Chi arriva per la prima volta nella città della Mezzaluna trova una realtà in continua evoluzione, in movimento, con dinamiche che cambiano continuamente il suo skyline. Ci si trova spesso davanti a costruzioni avveniristiche, alcune già completate, altre in corso di realizzazione, altre ancora ferme a causa della grave crisi economica in cui versa il paese, oggi aggravata dalla pandemia. Il cambiamento fisico di Istanbul viaggia attraverso operazioni finanziare, investimenti, deregolamentazioni edilizie e speculazioni di ogni tipo.

Nell’ultimo ventennio, la metropoli sul Bosforo si è sviluppata in verticale, trasformata da amministratori ed investitori. Gli interessi di parte hanno primeggiato e le voci di dissenso sono state messe a tacere.

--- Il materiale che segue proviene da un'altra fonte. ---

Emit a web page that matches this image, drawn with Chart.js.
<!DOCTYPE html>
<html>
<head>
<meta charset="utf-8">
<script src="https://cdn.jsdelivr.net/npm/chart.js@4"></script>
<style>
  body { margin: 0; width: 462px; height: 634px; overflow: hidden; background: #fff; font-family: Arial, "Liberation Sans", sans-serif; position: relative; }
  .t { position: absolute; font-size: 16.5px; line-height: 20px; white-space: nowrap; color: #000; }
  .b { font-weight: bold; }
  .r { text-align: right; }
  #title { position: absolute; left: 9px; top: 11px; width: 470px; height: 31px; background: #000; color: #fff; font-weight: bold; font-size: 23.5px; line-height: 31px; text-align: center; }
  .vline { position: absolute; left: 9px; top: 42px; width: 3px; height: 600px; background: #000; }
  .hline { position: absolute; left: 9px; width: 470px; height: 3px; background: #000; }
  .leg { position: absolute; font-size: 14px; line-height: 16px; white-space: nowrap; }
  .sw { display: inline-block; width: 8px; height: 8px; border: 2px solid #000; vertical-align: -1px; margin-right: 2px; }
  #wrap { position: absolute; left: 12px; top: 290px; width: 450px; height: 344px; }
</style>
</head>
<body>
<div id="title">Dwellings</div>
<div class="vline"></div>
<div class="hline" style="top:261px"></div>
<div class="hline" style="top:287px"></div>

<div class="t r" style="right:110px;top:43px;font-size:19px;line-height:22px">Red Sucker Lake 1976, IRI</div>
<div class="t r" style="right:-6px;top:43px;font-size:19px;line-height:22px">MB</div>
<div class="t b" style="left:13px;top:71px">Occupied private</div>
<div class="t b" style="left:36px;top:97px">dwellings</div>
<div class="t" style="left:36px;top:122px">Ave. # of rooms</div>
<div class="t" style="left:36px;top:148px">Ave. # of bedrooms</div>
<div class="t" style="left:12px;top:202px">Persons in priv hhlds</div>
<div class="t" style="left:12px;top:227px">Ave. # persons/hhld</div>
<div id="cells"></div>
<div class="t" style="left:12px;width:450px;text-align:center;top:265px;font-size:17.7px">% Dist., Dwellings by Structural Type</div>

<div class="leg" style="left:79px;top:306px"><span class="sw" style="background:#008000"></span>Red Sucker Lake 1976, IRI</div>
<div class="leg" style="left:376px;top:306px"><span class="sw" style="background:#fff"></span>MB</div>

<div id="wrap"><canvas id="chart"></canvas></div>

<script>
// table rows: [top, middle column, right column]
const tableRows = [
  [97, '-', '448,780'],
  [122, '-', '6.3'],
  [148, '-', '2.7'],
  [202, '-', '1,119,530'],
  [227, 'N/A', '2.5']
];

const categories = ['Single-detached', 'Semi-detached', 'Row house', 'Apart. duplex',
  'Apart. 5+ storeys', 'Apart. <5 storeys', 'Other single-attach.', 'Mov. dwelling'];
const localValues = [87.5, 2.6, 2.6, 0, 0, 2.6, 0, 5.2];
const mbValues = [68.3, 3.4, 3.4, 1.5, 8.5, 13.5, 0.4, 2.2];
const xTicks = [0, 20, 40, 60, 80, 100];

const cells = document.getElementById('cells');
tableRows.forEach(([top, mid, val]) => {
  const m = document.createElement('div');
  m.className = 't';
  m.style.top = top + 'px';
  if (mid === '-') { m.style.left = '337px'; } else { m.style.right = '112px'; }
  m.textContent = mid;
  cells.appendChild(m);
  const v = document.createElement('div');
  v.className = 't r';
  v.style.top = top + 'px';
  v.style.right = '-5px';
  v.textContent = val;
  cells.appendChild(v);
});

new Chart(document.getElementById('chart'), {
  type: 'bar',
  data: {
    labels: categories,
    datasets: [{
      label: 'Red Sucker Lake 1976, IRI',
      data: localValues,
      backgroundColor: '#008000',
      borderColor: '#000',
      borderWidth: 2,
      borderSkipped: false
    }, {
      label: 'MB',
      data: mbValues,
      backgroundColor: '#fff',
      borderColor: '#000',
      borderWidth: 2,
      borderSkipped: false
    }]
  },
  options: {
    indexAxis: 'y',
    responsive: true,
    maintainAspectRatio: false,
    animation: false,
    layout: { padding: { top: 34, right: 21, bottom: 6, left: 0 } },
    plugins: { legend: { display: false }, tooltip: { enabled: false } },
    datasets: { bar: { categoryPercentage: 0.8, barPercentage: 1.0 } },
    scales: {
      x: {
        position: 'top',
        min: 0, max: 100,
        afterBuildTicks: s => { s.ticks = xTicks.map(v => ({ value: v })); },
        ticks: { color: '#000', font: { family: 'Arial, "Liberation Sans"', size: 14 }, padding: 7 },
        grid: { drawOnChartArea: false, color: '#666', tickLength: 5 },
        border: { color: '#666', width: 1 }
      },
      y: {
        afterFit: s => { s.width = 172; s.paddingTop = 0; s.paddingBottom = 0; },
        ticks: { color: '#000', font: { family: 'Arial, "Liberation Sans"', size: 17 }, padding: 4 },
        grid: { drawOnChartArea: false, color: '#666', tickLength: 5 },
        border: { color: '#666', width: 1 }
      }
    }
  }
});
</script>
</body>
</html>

Le politiche neoliberiste e capitalistiche del governo Erdoğan hanno avuto tre effetti, concatenati l’un con l’altro, oggi estremamente visibili, soprattutto nella capitale economica del paese: la segregazione sociale, l’allargamento estremo della forbice sociale e la frammentazione spaziale. Questi concetti trovano una rappresentazione reale e concreta sia nel pullulare dei centri commerciali che nelle gated communities la cui dipendenza da servizi esclusivamente privati comporta una forte e ben visibile separazione sociale e una inevitabile disgregazione del tessuto cittadino.

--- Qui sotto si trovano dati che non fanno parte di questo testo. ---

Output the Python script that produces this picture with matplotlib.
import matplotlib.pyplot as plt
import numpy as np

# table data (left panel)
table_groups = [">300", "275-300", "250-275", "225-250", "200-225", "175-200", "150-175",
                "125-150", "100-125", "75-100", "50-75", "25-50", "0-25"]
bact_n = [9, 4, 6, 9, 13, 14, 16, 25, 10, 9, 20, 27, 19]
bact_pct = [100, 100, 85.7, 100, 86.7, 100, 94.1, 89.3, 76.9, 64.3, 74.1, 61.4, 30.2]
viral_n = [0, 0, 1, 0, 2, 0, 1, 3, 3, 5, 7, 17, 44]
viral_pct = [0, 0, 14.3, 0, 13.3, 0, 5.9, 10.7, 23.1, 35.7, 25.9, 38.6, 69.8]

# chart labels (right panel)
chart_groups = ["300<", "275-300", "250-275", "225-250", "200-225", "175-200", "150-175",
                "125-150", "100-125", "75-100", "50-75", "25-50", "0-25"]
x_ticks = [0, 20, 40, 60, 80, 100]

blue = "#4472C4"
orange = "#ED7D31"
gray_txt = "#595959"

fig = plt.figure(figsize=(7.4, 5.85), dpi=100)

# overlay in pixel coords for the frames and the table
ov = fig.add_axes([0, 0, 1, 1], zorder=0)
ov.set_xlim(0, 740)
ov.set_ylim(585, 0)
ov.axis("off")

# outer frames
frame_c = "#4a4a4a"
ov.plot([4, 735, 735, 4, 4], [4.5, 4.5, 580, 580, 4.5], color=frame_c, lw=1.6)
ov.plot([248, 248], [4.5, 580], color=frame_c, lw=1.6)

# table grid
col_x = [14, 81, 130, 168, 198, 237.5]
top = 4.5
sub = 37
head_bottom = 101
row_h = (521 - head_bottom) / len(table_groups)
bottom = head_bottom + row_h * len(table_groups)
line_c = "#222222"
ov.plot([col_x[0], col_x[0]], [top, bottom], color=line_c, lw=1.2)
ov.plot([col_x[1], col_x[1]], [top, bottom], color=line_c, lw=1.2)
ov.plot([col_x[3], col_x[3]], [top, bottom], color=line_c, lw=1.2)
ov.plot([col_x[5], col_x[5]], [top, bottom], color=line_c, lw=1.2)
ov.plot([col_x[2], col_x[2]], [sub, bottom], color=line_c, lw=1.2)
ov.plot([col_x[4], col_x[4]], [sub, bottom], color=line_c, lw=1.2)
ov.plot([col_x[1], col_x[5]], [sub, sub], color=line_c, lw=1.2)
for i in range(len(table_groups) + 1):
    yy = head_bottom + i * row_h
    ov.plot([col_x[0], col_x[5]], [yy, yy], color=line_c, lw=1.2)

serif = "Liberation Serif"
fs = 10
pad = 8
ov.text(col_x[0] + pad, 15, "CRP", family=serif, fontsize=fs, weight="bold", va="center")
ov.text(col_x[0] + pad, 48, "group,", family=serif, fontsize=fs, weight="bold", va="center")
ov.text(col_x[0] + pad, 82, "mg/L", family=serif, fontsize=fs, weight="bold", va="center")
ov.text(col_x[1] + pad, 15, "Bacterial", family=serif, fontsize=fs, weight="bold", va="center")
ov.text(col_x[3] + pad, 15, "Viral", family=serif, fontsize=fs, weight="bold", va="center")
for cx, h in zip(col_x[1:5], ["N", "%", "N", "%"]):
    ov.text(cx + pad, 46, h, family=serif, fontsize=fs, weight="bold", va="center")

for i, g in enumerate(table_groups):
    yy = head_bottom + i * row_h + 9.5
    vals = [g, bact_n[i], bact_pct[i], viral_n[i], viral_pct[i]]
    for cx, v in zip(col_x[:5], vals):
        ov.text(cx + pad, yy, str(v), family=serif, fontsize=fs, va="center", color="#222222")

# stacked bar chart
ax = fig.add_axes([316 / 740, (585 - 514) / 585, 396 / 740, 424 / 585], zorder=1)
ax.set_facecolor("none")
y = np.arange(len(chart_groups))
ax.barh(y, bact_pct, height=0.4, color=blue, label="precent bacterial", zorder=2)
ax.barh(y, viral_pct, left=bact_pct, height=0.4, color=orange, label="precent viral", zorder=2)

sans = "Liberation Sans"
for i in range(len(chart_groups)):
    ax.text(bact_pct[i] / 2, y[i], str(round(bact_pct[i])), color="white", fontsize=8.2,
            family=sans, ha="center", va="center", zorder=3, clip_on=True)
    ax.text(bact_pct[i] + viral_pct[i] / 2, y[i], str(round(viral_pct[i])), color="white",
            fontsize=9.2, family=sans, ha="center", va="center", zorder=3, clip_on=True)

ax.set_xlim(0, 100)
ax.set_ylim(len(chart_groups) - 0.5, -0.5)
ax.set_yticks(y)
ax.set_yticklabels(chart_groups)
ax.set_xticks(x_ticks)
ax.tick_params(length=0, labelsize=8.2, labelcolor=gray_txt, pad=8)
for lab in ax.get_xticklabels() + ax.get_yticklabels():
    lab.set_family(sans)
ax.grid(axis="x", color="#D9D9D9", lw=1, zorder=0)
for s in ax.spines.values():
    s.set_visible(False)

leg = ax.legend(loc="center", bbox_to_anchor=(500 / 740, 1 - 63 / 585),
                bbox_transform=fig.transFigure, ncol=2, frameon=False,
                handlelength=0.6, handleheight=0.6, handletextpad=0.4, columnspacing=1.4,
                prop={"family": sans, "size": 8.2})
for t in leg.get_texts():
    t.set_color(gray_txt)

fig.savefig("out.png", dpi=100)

La strategia politica di trasformazione della città di Istanbul ha un obiettivo temporale ben preciso: il 2023, anno delle elezioni presidenziali. Oltre alla disastrosa situazione economica in cui versa il paese, la persona che potrebbe infrangere piani del presidente turco è il nuovo sindaco di Istanbul, Ekrem İmamoğlu. Una cosa è certa però: i rapporti di forza sono ancora troppo sbilanciati per poter competere ad armi pari.

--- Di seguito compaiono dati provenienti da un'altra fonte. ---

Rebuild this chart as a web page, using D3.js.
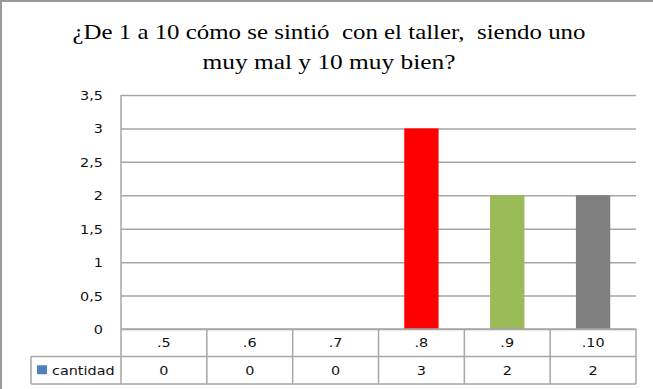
<!DOCTYPE html>
<html>
<head>
<meta charset="utf-8">
<script src="https://cdn.jsdelivr.net/npm/d3@7"></script>
<style>
  html, body { margin: 0; padding: 0; background: #fff; }
  svg { display: block; }
</style>
</head>
<body>
<svg id="chart" width="653" height="389"></svg>
<script>
// Survey answers: how participants rated the workshop
const categories = [".5", ".6", ".7", ".8", ".9", ".10"];
const cantidad = [0, 0, 0, 3, 2, 2];
const barColors = ["#4f81bd", "#4f81bd", "#4f81bd", "#ff0000", "#9bbb59", "#808080"];
const yTicks = [0, 0.5, 1, 1.5, 2, 2.5, 3, 3.5];
const seriesName = "cantidad";
const titleLines = ["¿De 1 a 10 cómo se sintió  con el taller,  siendo uno", "muy mal y 10 muy bien?"];

const W = 653, H = 389;
const plot = { left: 121, right: 636, top: 95, bottom: 329 };
const rowH = 27.5;
const legendLeft = 31;
const gridColor = "#a6a6a6";
const textColor = "#111";
const uiFont = "'DejaVu Sans', Verdana, sans-serif";
const uiSize = 12;
const uiStretch = 1.2;   // labels are set in a wide face

const svg = d3.select("#chart");

// places a text at (ax, ay) and widens it horizontally around its anchor
function widen(sel, ax, ay) {
  sel.each(function (d, i) {
    const t = d3.select(this);
    const px = typeof ax === "function" ? ax(d, i) : ax;
    const py = typeof ay === "function" ? ay(d, i) : ay;
    t.attr("x", 0).attr("y", 0).attr("dy", null)
      .attr("transform", `translate(${px},${py}) scale(${uiStretch},1)`);
  });
}

// outer frame (top and left edges)
svg.append("path")
  .attr("d", `M1,${H} V1 H${W}`)
  .attr("fill", "none").attr("stroke", "#9a9a9a").attr("stroke-width", 2);

// title, two centred lines
const titleWidths = [513, 253];
svg.append("g").selectAll("text").data(titleLines).join("text")
  .attr("x", 329)
  .attr("y", (d, i) => 39 + i * 30)
  .attr("text-anchor", "middle")
  .attr("font-family", "'Liberation Serif', 'Times New Roman', serif")
  .attr("font-size", 21.5)
  .attr("fill", "#000")
  .attr("textLength", (d, i) => titleWidths[i])
  .attr("lengthAdjust", "spacingAndGlyphs")
  .style("white-space", "pre")
  .text(d => d);

const x = d3.scaleBand().domain(categories).range([plot.left, plot.right]).padding(0);
const y = d3.scaleLinear().domain([0, 3.5]).range([plot.bottom, plot.top]);

// horizontal gridlines and y labels
const yAxis = d3.axisLeft(y)
  .tickValues(yTicks)
  .tickSize(-(plot.right - plot.left))
  .tickPadding(18)
  .tickFormat(d => String(d).replace(".", ","));

const gy = svg.append("g").attr("transform", `translate(${plot.left},0)`).call(yAxis);
gy.select(".domain").remove();
gy.selectAll(".tick line").attr("stroke", gridColor).attr("stroke-width", 1.5);
gy.selectAll(".tick text")
  .attr("font-family", uiFont).attr("font-size", uiSize).attr("fill", textColor)
  .call(widen, -18, 4.5);

// bars
const barW = x.bandwidth() * 0.4;
svg.append("g").selectAll("rect").data(cantidad).join("rect")
  .attr("x", (d, i) => x(categories[i]) + (x.bandwidth() - barW) / 2)
  .attr("y", d => y(d))
  .attr("width", barW)
  .attr("height", d => y(0) - y(d))
  .attr("fill", (d, i) => barColors[i]);

// data table below the axis
const b = plot.bottom;
const table = svg.append("g").attr("stroke", gridColor).attr("stroke-width", 1.5).attr("fill", "none");
table.append("line").attr("x1", plot.left).attr("x2", plot.left).attr("y1", plot.top).attr("y2", b + 2 * rowH);
table.append("line").attr("x1", plot.left).attr("x2", plot.right).attr("y1", b).attr("y2", b);
table.append("line").attr("x1", legendLeft).attr("x2", plot.right).attr("y1", b + rowH).attr("y2", b + rowH);
table.append("line").attr("x1", legendLeft).attr("x2", plot.right).attr("y1", b + 2 * rowH).attr("y2", b + 2 * rowH);
table.append("line").attr("x1", legendLeft).attr("x2", legendLeft).attr("y1", b + rowH).attr("y2", b + 2 * rowH);
table.selectAll("line.sep").data(categories).join("line").attr("class", "sep")
  .attr("x1", d => x(d) + x.bandwidth()).attr("x2", d => x(d) + x.bandwidth())
  .attr("y1", b).attr("y2", b + 2 * rowH);

const cells = svg.append("g")
  .attr("font-family", uiFont).attr("font-size", uiSize).attr("fill", textColor)
  .attr("text-anchor", "middle");
cells.selectAll("text.cat").data(categories).join("text").attr("class", "cat")
  .text(d => d)
  .call(widen, d => x(d) + x.bandwidth() / 2, b + rowH / 2 + 4.5);
cells.selectAll("text.val").data(cantidad).join("text").attr("class", "val")
  .text(d => d)
  .call(widen, (d, i) => x(categories[i]) + x.bandwidth() / 2, b + rowH * 1.5 + 4.5);

// legend key inside the row header
svg.append("rect")
  .attr("x", 37).attr("y", b + rowH * 1.5 - 5)
  .attr("width", 10).attr("height", 9)
  .attr("fill", "#4f81bd");
svg.append("text")
  .attr("font-family", uiFont).attr("font-size", uiSize).attr("fill", textColor)
  .text(seriesName)
  .call(widen, 52, b + rowH * 1.5 + 4.5);
</script>
</body>
</html>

Così come Atatürk, anche Erdoğan capì fin da subito che il suo potere e l’eredità del suo impero passavano innanzitutto attraverso le trasformazioni fisiche concentrate nella capitale economica del paese. Il governo Akp avanzò, agli inizi del anni Duemila, nuove proposte di rigenerazione urbana con l’intento di dare un nuovo significato e attribuire nuovi valori allo spazio pubblico più importante e sentito della metropoli. Cambiare l’assetto urbano di una città comporta il cambiamento delle abitudini dei suoi cittadini. Non a caso i grandi uomini della Turchia hanno sempre parlato di modernizzazione della nazione partendo dalla modernizzazione della città. La presenza di una nuova moschea a piazza Taksim, realizzata nel 2018, simboleggia il reinserimento della religione nella sfera pubblica della società turca. L’Islam, “materialmente”, eliminato da questa piazza per lungo tempo, ora si ritaglia uno spazio al suo interno, come all’interno della nazione. L’idea di Recep Tayyip Erdoğan di demolire l’Akm, il centro culturale Atatürk a piazza Taksim, non è una scelta architettonica astratta, ma vuole essere un chiaro messaggio che illustri quale storia si debba rievocare e quale dimenticare. Sulla stessa scia, va inserita la tanto controversa riconversione a moschea di Santa Sofia.

Lo studio dell’urbanistica può essere un’utile lente non solo per comprendere la storia di una società ma anche per capire come essa stia evolvendo a livello sociale, politico ed economico. Il governo di Erdoğan ha certamente promosso una progressiva islamizzazione di un certo ambiente sociale, ma la vera rivoluzione che ha messo in atto non riguarda la religione, ma lo spazio urbano: ha trasformato interi quartieri, intere città, un intero paese. Oggi il vero banco di prova non è la tenuta del governo dopo le ultime elezioni amministrative, ma il modo in cui affronterà la crisi economica. Perché tutto questo impero, nasce, cresce e si nutre su queste fondamenta.